The three universities divided the work. John Rogers at the University of Illinois lead the overall team and the group that focused on the experimental and fabrication work of the transient electronics. Huang's Northwestern team developed a model that can accurately predict how thick the encapsulation layers need to be for a specific dissolution time frame. The model was proven effective when tested against experimental evidence, which prevents the need to repeat experiments. Fiorenzo G. Omenetto, a professor of biomedical engineering, directed the Tufts team. They worked on biomaterials and chemistry and ran in-vivo experiments to demonstrate bio-reabsorption and biocompatibility.
The team built several working devices that are dissolvable, including field-effect transistors, resistors, diodes, a heater and a strain sensor. They also built a 64 pixel digital camera. All of the components of each of these disappeared completely and on schedule.
The devices can operate in both water and a phosphate buffered saline (PBS) liquid, which is very chemically similar to what is in the human body. They also implanted the electronics in a mouse model and showed that the heating device was effective and could kill bacteria.
Wireless power is supplied to the devices through induction coils.
"This way the devices in water or PBS liquid can have power without being physically connected to a power source, such as a battery," Huang said.
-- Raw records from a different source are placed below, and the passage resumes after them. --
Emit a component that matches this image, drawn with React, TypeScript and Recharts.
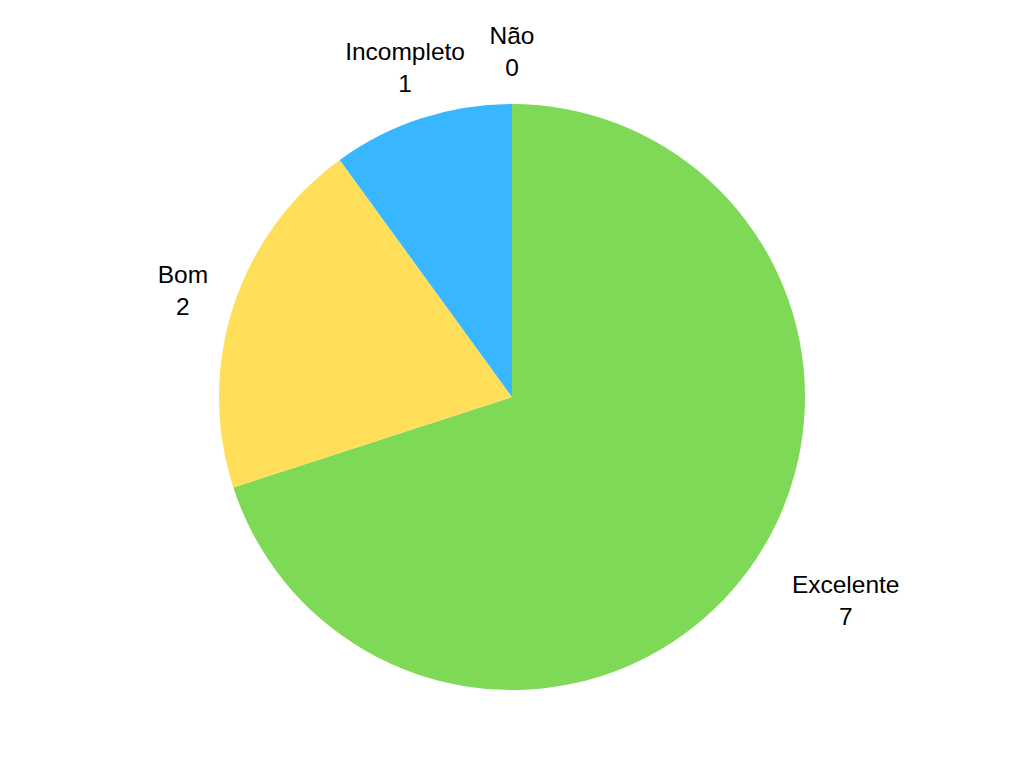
import React from 'react';
import { PieChart, Pie, Cell } from 'recharts';

const categories = ['Excelente', 'Bom', 'Incompleto', 'Não'];
const values = [7, 2, 1, 0];
const colors = ['#7ED957', '#FFDE59', '#38B6FF', '#FF5757'];

const data = categories.map((name, i) => ({ name, value: values[i] }));

const FONT = '"Liberation Sans", Arial, sans-serif';
const FONT_SIZE = 24.5;
const RADIAN = Math.PI / 180;

let ctx: CanvasRenderingContext2D | null = null;
const measure = (text: string) => {
  if (!ctx) ctx = document.createElement('canvas').getContext('2d');
  if (!ctx) return text.length * FONT_SIZE * 0.55;
  ctx.font = `${FONT_SIZE}px ${FONT}`;
  return ctx.measureText(text).width;
};

const renderLabel = (props: any) => {
  const { cx, cy, midAngle, outerRadius, name, value } = props;
  const r = outerRadius + 53;
  const x = cx + r * Math.cos(-midAngle * RADIAN);
  const y = cy + r * Math.sin(-midAngle * RADIAN);
  // labels on the right side start at the anchor point, others are centred
  let tx = x;
  if (x > cx + 20) {
    const w = Math.max(measure(String(name)), measure(String(value)));
    tx = x + w / 2;
  }
  return (
    <text x={tx} y={y} fill="#000" textAnchor="middle" fontFamily={FONT} fontSize={FONT_SIZE}>
      <tspan x={tx} y={y - 16} dominantBaseline="central">{name}</tspan>
      <tspan x={tx} y={y + 16} dominantBaseline="central">{value}</tspan>
    </text>
  );
};

export default function App() {
  return (
    <div style={{ position: 'absolute', left: 0, top: 0, width: 1024, height: 768, background: '#fff' }}>
      <PieChart width={1024} height={768} margin={{ top: 0, right: 0, bottom: 0, left: 0 }}>
        <Pie
          data={data}
          dataKey="value"
          nameKey="name"
          cx={512}
          cy={397}
          outerRadius={293}
          startAngle={90}
          endAngle={-270}
          stroke="none"
          label={renderLabel}
          labelLine={false}
          isAnimationActive={false}
        >
          {data.map((d, i) => (
            <Cell key={d.name} fill={colors[i]} />
          ))}
        </Pie>
      </PieChart>
    </div>
  );
}
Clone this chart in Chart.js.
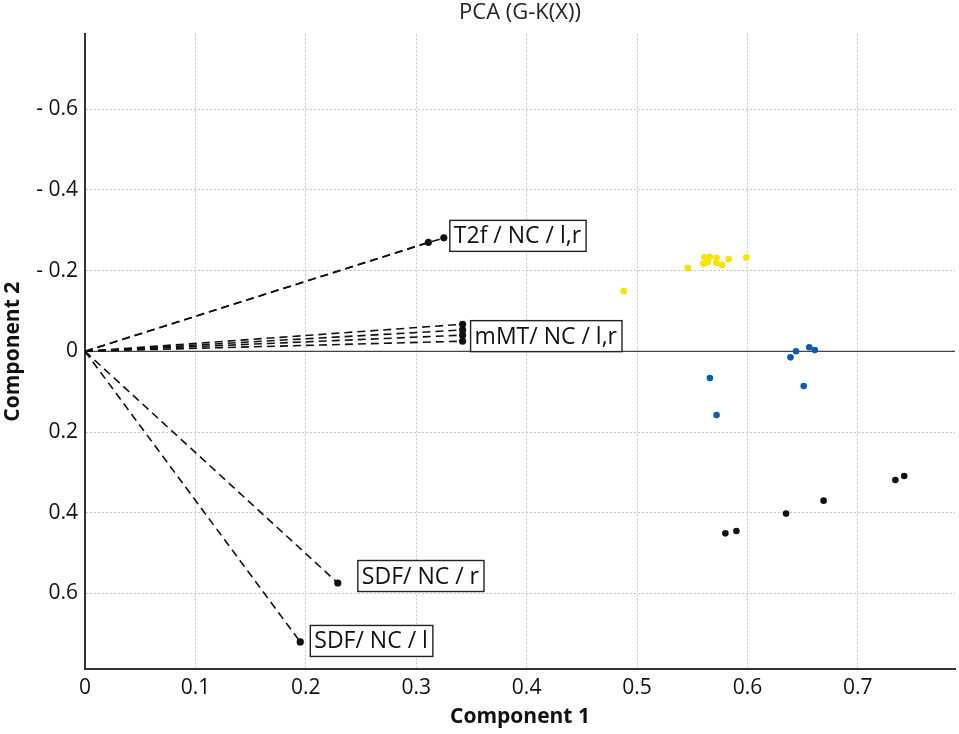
<!DOCTYPE html>
<html>
<head>
<meta charset="utf-8">
<title>PCA (G-K(X))</title>
<script src="https://cdn.jsdelivr.net/npm/chart.js@4.4.1/dist/chart.umd.min.js"></script>
<style>
    html, body { margin: 0; padding: 0; background: #fff; }
    #wrap { width: 959px; height: 734px; position: relative; }
</style>
</head>
<body>
<div id="wrap"><canvas id="myChart"></canvas></div>
<script>
// scores (Component 1, Component 2)
const yellowX = [0.488, 0.546, 0.560, 0.561, 0.564, 0.566, 0.572, 0.572, 0.577, 0.583, 0.599];
const yellowY = [-0.149, -0.206, -0.217, -0.233, -0.221, -0.234, -0.231, -0.219, -0.214, -0.228, -0.232];
const blueX = [0.639, 0.644, 0.656, 0.661, 0.566, 0.572, 0.651];
const blueY = [0.015, 0.000, -0.010, -0.003, 0.066, 0.158, 0.086];
const blackX = [0.580, 0.590, 0.635, 0.669, 0.734, 0.742];
const blackY = [0.451, 0.445, 0.402, 0.370, 0.319, 0.309];

// loadings (dashed lines from the origin)
const loadX = [0.311, 0.325, 0.342, 0.342, 0.342, 0.342, 0.229, 0.195];
const loadY = [-0.270, -0.281, -0.067, -0.053, -0.040, -0.025, 0.574, 0.720];
const labelText = ['T2f / NC / l,r', 'mMT/ NC / l,r', 'SDF/ NC / r', 'SDF/ NC / l'];
const labelAnchor = [1, 4, 6, 7];

const xTicks = [0, 0.1, 0.2, 0.3, 0.4, 0.5, 0.6, 0.7];
const yTicks = [-0.6, -0.4, -0.2, 0, 0.2, 0.4, 0.6];

const FONT = "'Open Sans', 'Noto Sans', sans-serif";

function pts(xs, ys) {
    return xs.map((x, i) => ({ x: x, y: ys[i] }));
}

var datasets = [];
loadX.forEach((x, i) => {
    datasets.push({
        type: 'line',
        data: [{ x: 0, y: 0 }, { x: x, y: loadY[i] }],
        borderColor: '#111',
        borderWidth: 1.6,
        borderDash: [8, 5],
        pointRadius: 0,
        fill: false
    });
});
datasets.push({ data: pts(loadX, loadY), backgroundColor: '#111', borderWidth: 0, pointRadius: 3.6 });
datasets.push({ data: pts(yellowX, yellowY), backgroundColor: '#f5e400', borderWidth: 0, pointRadius: 3.3 });
datasets.push({ data: pts(blueX, blueY), backgroundColor: '#0b5cad', borderWidth: 0, pointRadius: 3.3 });
datasets.push({ data: pts(blackX, blackY), backgroundColor: '#111', borderWidth: 0, pointRadius: 3.3 });

// solid line at Component 2 = 0
const zeroLine = {
    id: 'zeroLine',
    beforeDatasetsDraw(chart) {
        const ctx = chart.ctx, a = chart.chartArea;
        const y = chart.scales.y.getPixelForValue(0);
        ctx.save();
        ctx.strokeStyle = '#444';
        ctx.lineWidth = 1.3;
        ctx.beginPath();
        ctx.moveTo(a.left, y);
        ctx.lineTo(a.right, y);
        ctx.stroke();
        ctx.restore();
    }
};

// boxed labels next to the loadings
const boxDx = [6, 8, 20, 10];
const boxDy = [-2, 1, -7, -1];
const boxLabels = {
    id: 'boxLabels',
    afterDatasetsDraw(chart) {
        const ctx = chart.ctx;
        ctx.save();
        ctx.font = '23px ' + FONT;
        ctx.textBaseline = 'middle';
        labelText.forEach((t, i) => {
            const k = labelAnchor[i];
            const px = chart.scales.x.getPixelForValue(loadX[k]) + boxDx[i];
            const py = chart.scales.y.getPixelForValue(loadY[k]) + boxDy[i];
            const w = ctx.measureText(t).width + 9;
            const h = 31;
            ctx.fillStyle = '#fff';
            ctx.fillRect(px, py - h / 2, w, h);
            ctx.strokeStyle = '#222';
            ctx.lineWidth = 1.4;
            ctx.strokeRect(px, py - h / 2, w, h);
            ctx.fillStyle = '#111';
            ctx.fillText(t, px + 4, py + 1);
        });
        ctx.restore();
    }
};

var ctx = document.getElementById('myChart');
new Chart(ctx.getContext('2d'), {
    type: 'scatter',
    data: { datasets: datasets },
    plugins: [zeroLine, boxLabels],
    options: {
        responsive: true, maintainAspectRatio: false,
        animation: false,
        layout: { padding: { left: 0, right: 3, top: 0, bottom: 0 } },
        plugins: {
            legend: { display: false },
            tooltip: { enabled: false },
            title: {
                display: true,
                fullSize: false,
                text: 'PCA (G-K(X))',
                color: '#222',
                font: { family: FONT, size: 22, weight: 'normal' },
                padding: { top: 0, bottom: 8 }
            }
        },
        scales: {
            x: {
                type: 'linear', min: 0, max: 0.788,
                afterBuildTicks: (s) => { s.ticks = xTicks.map(v => ({ value: v })); },
                afterFit: (s) => { s.height = 65; },
                ticks: {
                    color: '#111', padding: 6,
                    font: { family: FONT, size: 21 },
                    callback: (v) => String(Math.round(v * 10) / 10)
                },
                grid: { color: '#c4c4c4', lineWidth: 1, drawTicks: false },
                border: { color: '#333', width: 2, dash: [2, 2] },
                title: {
                    display: true, text: 'Component 1', color: '#111',
                    font: { family: FONT, size: 21, weight: 'bold' },
                    padding: { top: 0, bottom: 4 }
                }
            },
            y: {
                type: 'linear', min: -0.785, max: 0.787, reverse: true,
                afterBuildTicks: (s) => { s.ticks = yTicks.map(v => ({ value: v })); },
                afterFit: (s) => { s.width = 85; },
                ticks: {
                    color: '#111', padding: 7,
                    font: { family: FONT, size: 21 },
                    callback: (v) => {
                        const r = Math.round(v * 10) / 10;
                        if (r < 0) return '- ' + Math.abs(r);
                        return String(r);
                    }
                },
                grid: {
                    color: (c) => (c.tick && c.tick.value === 0) ? 'rgba(0,0,0,0)' : '#c4c4c4',
                    lineWidth: 1, drawTicks: false
                },
                border: { color: '#333', width: 2, dash: [2, 2] },
                title: {
                    display: true, text: 'Component 2', color: '#111',
                    font: { family: FONT, size: 21, weight: 'bold' },
                    padding: { top: 0, bottom: 0 }
                }
            }
        }
    }
});
</script>
</body>
</html>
The fact that the materials used are biocompatible is very important for implantable devices. Other materials besides magnesium and silk include magnesium oxide and porous silicon, which are both biocompatible. The research team says that the materials, fabrication techniques and modeling tools can be used for component devices for almost any type of transient electronics.
"It's a new concept, so there are lots of opportunities, many of which we probably have not even identified yet" Rogers said. "We're very excited. These findings open up entirely new areas of application, and associated directions for research in electronics."
"Transient electronics offer robust performance comparable to current devices but they will fully resorb into their environment at a prescribed time–ranging from minutes to years, depending on the application," Omenetto explains. "Imagine the environmental benefits if cell phones, for example, could just dissolve instead of languishing in landfills for years."